*Records for this task*:
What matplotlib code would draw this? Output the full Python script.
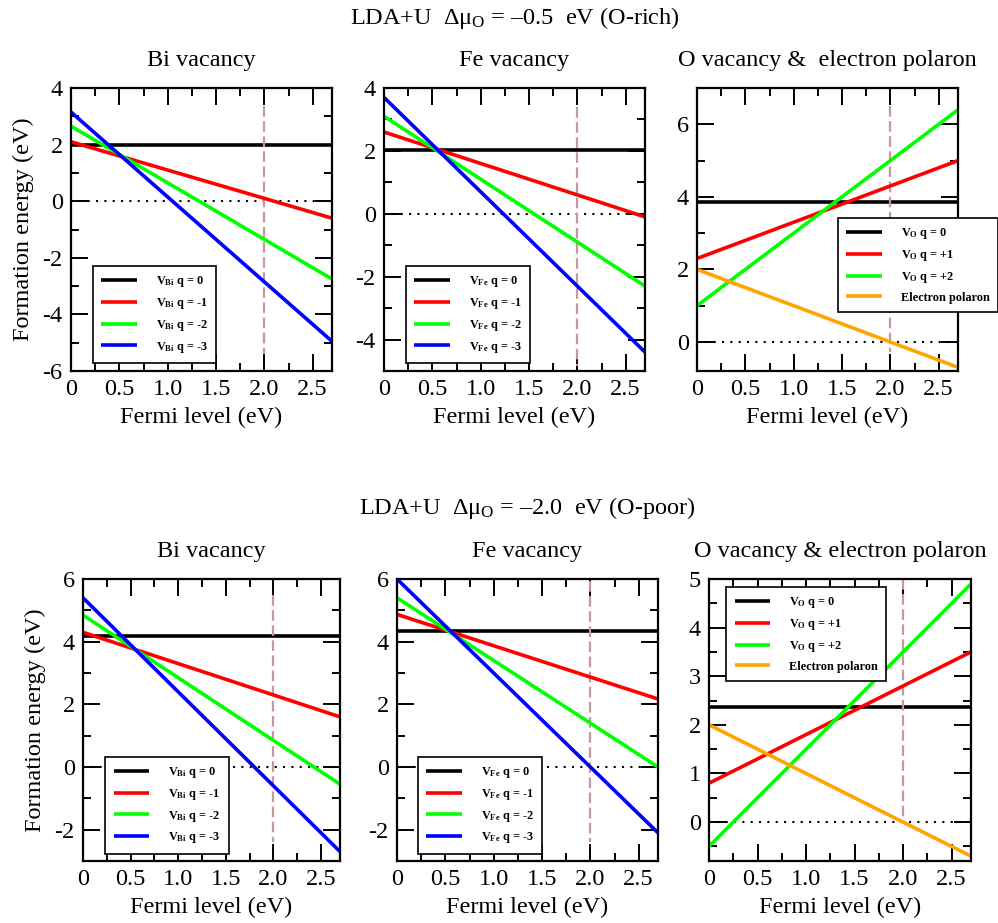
import matplotlib
matplotlib.use('Agg')
import matplotlib.pyplot as plt
from matplotlib.ticker import MultipleLocator

plt.rcParams['font.family'] = ['Liberation Serif', 'DejaVu Serif']
plt.rcParams['mathtext.fontset'] = 'custom'
plt.rcParams['mathtext.rm'] = 'Liberation Serif'
plt.rcParams['mathtext.it'] = 'Liberation Serif:italic'
plt.rcParams['mathtext.bf'] = 'Liberation Serif:bold'
plt.rcParams['axes.unicode_minus'] = False

# Fermi level range (eV), lines are drawn between the two ends
fermi = [0.0, 2.7]

# formation energies at Ef = 0 and at Ef = 2.7 (eV), O-rich
bi_rich_start = [1.97, 2.1, 2.65, 3.15]
bi_rich_end = [1.97, -0.6, -2.75, -4.95]
fe_rich_start = [2.03, 2.6, 3.1, 3.7]
fe_rich_end = [2.03, -0.1, -2.3, -4.4]
o_rich_start = [3.85, 2.3, 1.0, 2.0]
o_rich_end = [3.85, 5.0, 6.4, -0.7]

# O-poor
bi_poor_start = [4.18, 4.3, 4.85, 5.4]
bi_poor_end = [4.18, 1.6, -0.55, -2.7]
fe_poor_start = [4.33, 4.87, 5.4, 6.0]
fe_poor_end = [4.33, 2.17, 0.0, -2.1]
o_poor_start = [2.36, 0.8, -0.5, 2.0]
o_poor_end = [2.36, 3.5, 4.9, -0.7]

bi_labels = [r'V$_{\mathbf{Bi}}$ q = 0', r'V$_{\mathbf{Bi}}$ q = -1',
             r'V$_{\mathbf{Bi}}$ q = -2', r'V$_{\mathbf{Bi}}$ q = -3']
fe_labels = [r'V$_{\mathbf{Fe}}$ q = 0', r'V$_{\mathbf{Fe}}$ q = -1',
             r'V$_{\mathbf{Fe}}$ q = -2', r'V$_{\mathbf{Fe}}$ q = -3']
o_labels = [r'V$_{\mathbf{O}}$ q = 0', r'V$_{\mathbf{O}}$ q = +1',
            r'V$_{\mathbf{O}}$ q = +2', 'Electron polaron']

vac_colors = ['#000000', '#ff0000', '#00ff00', '#0000ff']
o_colors = ['#000000', '#ff0000', '#00ff00', '#ffa500']

xtick_vals = [0, 0.5, 1.0, 1.5, 2.0, 2.5]
xtick_labels = ['0', '0.5', '1.0', '1.5', '2.0', '2.5']

FS = 17.5


def draw_panel(ax, starts, ends, labels, colors, title, ylim, ymajor, yminor,
               vline, leg_loc, leg_anchor, ylabel=False):
    ax.axhline(0, color='black', lw=1.5, ls=(0, (1, 3)), zorder=1.5)
    for i, (s, e, lab, c) in enumerate(zip(starts, ends, labels, colors)):
        # neutral line sits under the gap marker, charged ones above it
        z = 2 if i == 0 else 2.5
        ax.plot(fermi, [s, e], color=c, lw=2.6, label=lab,
                solid_capstyle='butt', zorder=z)
    # band gap marker at 2.0 eV
    ax.plot([2.0, 2.0], vline, color='#c49a9a', lw=1.6, ls=(0, (4.8, 2.0)), zorder=2.2)

    ax.set_xlim(0, 2.7)
    ax.set_ylim(*ylim)
    ax.set_xticks(xtick_vals)
    ax.set_xticklabels(xtick_labels)
    ax.xaxis.set_minor_locator(MultipleLocator(0.25))
    ax.yaxis.set_major_locator(MultipleLocator(ymajor))
    ax.yaxis.set_minor_locator(MultipleLocator(yminor))
    ax.tick_params(which='both', direction='in', top=True, right=True, width=1.4)
    ax.tick_params(which='major', length=12, labelsize=FS, pad=6)
    ax.tick_params(which='minor', length=6)
    for sp in ax.spines.values():
        sp.set_linewidth(1.6)

    ax.set_title(title, fontsize=FS, pad=16)
    ax.set_xlabel('Fermi level (eV)', fontsize=FS, labelpad=5)
    if ylabel:
        ax.set_ylabel('Formation energy (eV)', fontsize=FS, labelpad=6)

    leg = ax.legend(loc=leg_loc, bbox_to_anchor=leg_anchor, borderaxespad=0,
                    fancybox=False, edgecolor='black', framealpha=1,
                    prop={'weight': 'bold', 'size': 8.8}, handlelength=2.9,
                    handletextpad=1.55, labelspacing=0.55, borderpad=0.7)
    leg.get_frame().set_linewidth(1.2)


fig = plt.figure(figsize=(9.98, 9.23), dpi=100)

W, H = 998.0, 923.0


def add_axes(left, top, right, bottom):
    return fig.add_axes([left / W, 1 - bottom / H, (right - left) / W, (bottom - top) / H])


ax1 = add_axes(71, 88, 332, 371)
ax2 = add_axes(384, 88, 645, 371)
ax3 = add_axes(697, 88, 958, 371)
ax4 = add_axes(83, 579, 340, 861)
ax5 = add_axes(397, 579, 658, 861)
ax6 = add_axes(709, 579, 971, 861)

draw_panel(ax1, bi_rich_start, bi_rich_end, bi_labels, vac_colors, 'Bi vacancy',
           (-6, 4), 2, 1, [3.35, -5.4], 'lower left', (0.084, 0.028), ylabel=True)
draw_panel(ax2, fe_rich_start, fe_rich_end, fe_labels, vac_colors, 'Fe vacancy',
           (-5, 4), 2, 1, [3.4, -4.85], 'lower left', (0.084, 0.028))
draw_panel(ax3, o_rich_start, o_rich_end, o_labels, o_colors,
           'O vacancy &  electron polaron',
           (-0.8, 7), 2, 1, [6.5, -0.28], 'lower left', (0.54, 0.208))
draw_panel(ax4, bi_poor_start, bi_poor_end, bi_labels, vac_colors, 'Bi vacancy',
           (-3, 6), 2, 1, [5.48, -2.4], 'lower left', (0.086, 0.025), ylabel=True)
draw_panel(ax5, fe_poor_start, fe_poor_end, fe_labels, vac_colors, 'Fe vacancy',
           (-3, 6), 2, 1, [5.95, -2.4], 'lower left', (0.08, 0.025))
draw_panel(ax6, o_poor_start, o_poor_end, o_labels, o_colors,
           'O vacancy & electron polaron',
           (-0.8, 5), 1, 0.5, [5.0, -0.02], 'upper left', (0.065, 0.972))

fig.text(515 / W, 1 - 24 / H, r'LDA+U  $\Delta$μ$_{\mathregular{O}}$ = –0.5  eV (O-rich)',
         fontsize=FS, ha='center', va='baseline')
fig.text(527 / W, 1 - 514 / H, r'LDA+U  $\Delta$μ$_{\mathregular{O}}$ = –2.0  eV (O-poor)',
         fontsize=FS, ha='center', va='baseline')

fig.savefig('out.png', dpi=100)
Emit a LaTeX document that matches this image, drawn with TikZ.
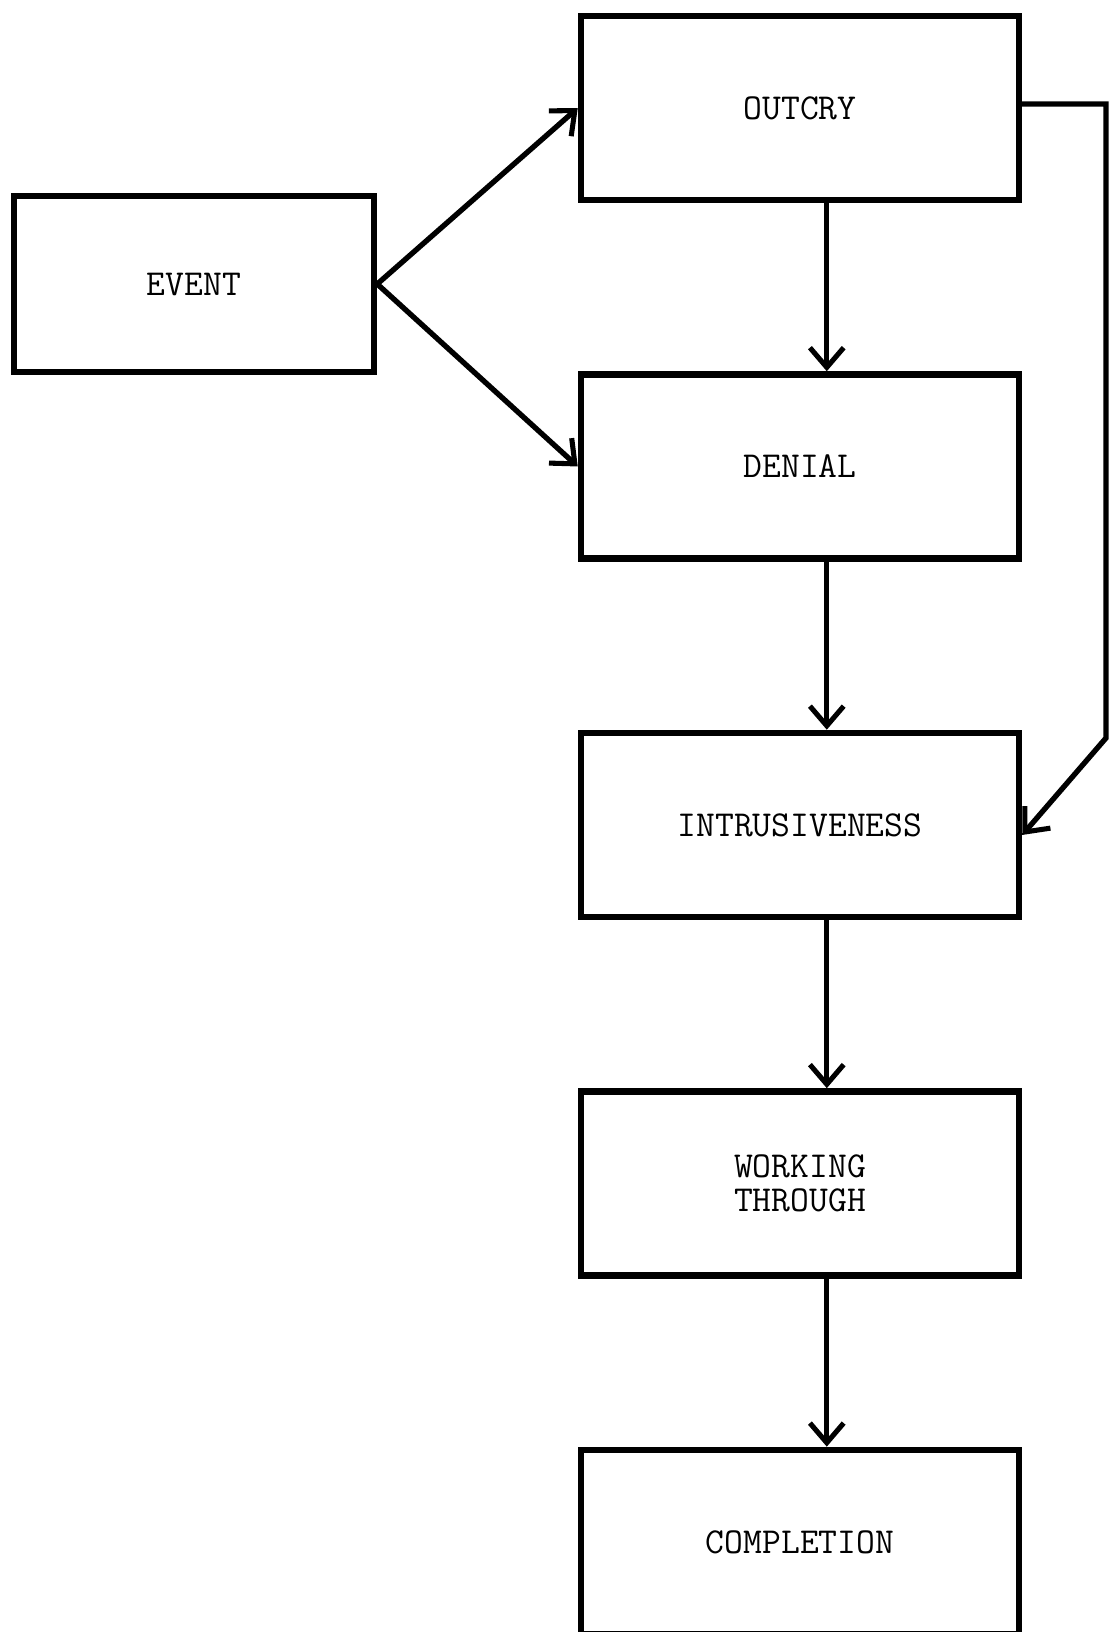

*Set task*: Return, unchanged, the lines from the first line of the material through the line that holds "plt.rcParams['axes.unicode_minus'] = False", inclusive, omitting pictures.

*Written solution*:
What matplotlib code would draw this? Output the full Python script.
import matplotlib
matplotlib.use('Agg')
import matplotlib.pyplot as plt
from matplotlib.ticker import MultipleLocator

plt.rcParams['font.family'] = ['Liberation Serif', 'DejaVu Serif']
plt.rcParams['mathtext.fontset'] = 'custom'
plt.rcParams['mathtext.rm'] = 'Liberation Serif'
plt.rcParams['mathtext.it'] = 'Liberation Serif:italic'
plt.rcParams['mathtext.bf'] = 'Liberation Serif:bold'
plt.rcParams['axes.unicode_minus'] = False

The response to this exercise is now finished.